Carmen Julia: We have seen a growing consolidation of Catholic churches and schools around the world, but especially in Chicago. Based on your experience, how will this consolidation effect Catholics in the parishes of Chicago?


Peter: Yes Carmen, already in Pilsen there is a consolidation of six churches into about three if the Cupich Plan works.  Some old Lithuanian and Polish churches are being rolled into Hispanic churches and this is a test of Catholic liberalism.
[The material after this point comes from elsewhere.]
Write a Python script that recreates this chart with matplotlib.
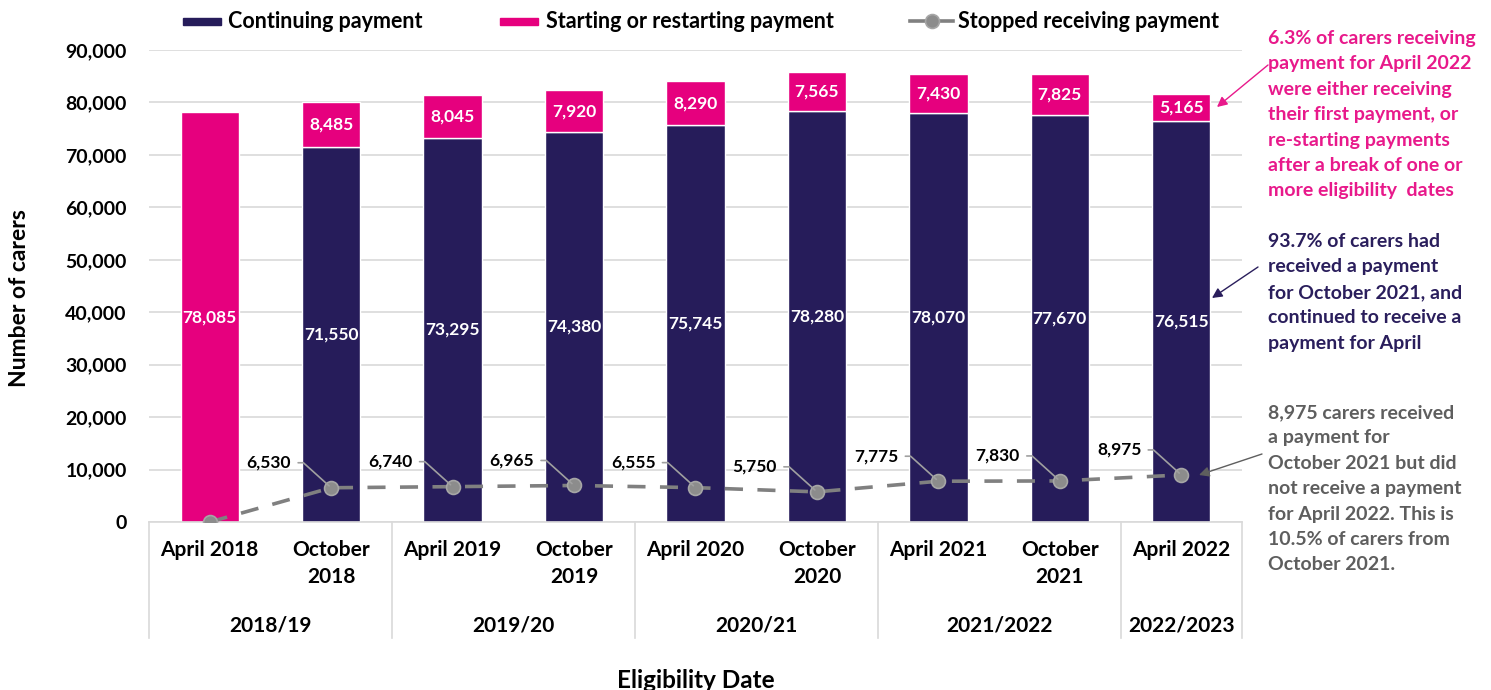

Can everyone get along and transcend the ethnic lines that created some of these historic churches in the first place?  I think these new consolidated churches will evolve with lots of naves and mini altars dedicated to national patron saints like Saint Adalbert for the Poles of Pilsen,  Our Lady of Guadalupe for the Mexican residents and maybe a nook for St Francis Cabrini to represent the Italians.  All three of them are inspiring "profiles" in Catholicism, as your publication is titled, Carmen.   


Carmen Julia: Chicago neighborhoods are being overwhelmed by violence and murder; much of it involving gang members whose average age is 16 to 19 years - with some members as young as 13 years. What can the churches do to help reduce gang membership and violence in Chicago? 


Peter: I admire the work of Fr. Michael Phleger at St. Sabina’s parish in Chicago.  He walks the walk.  The boycott and protesting of gun stores with parishioners is a good and peaceful start.  I believe free enterprise for gun store owners stops at the barrel of an automatic weapon.


Carmen Julia: Again, thank you for this interview and for your service.


Peter: Thank you too, Ms. Rodriquez and Gordon Nary for the efforts you give to publishing Profiles in Catholicism.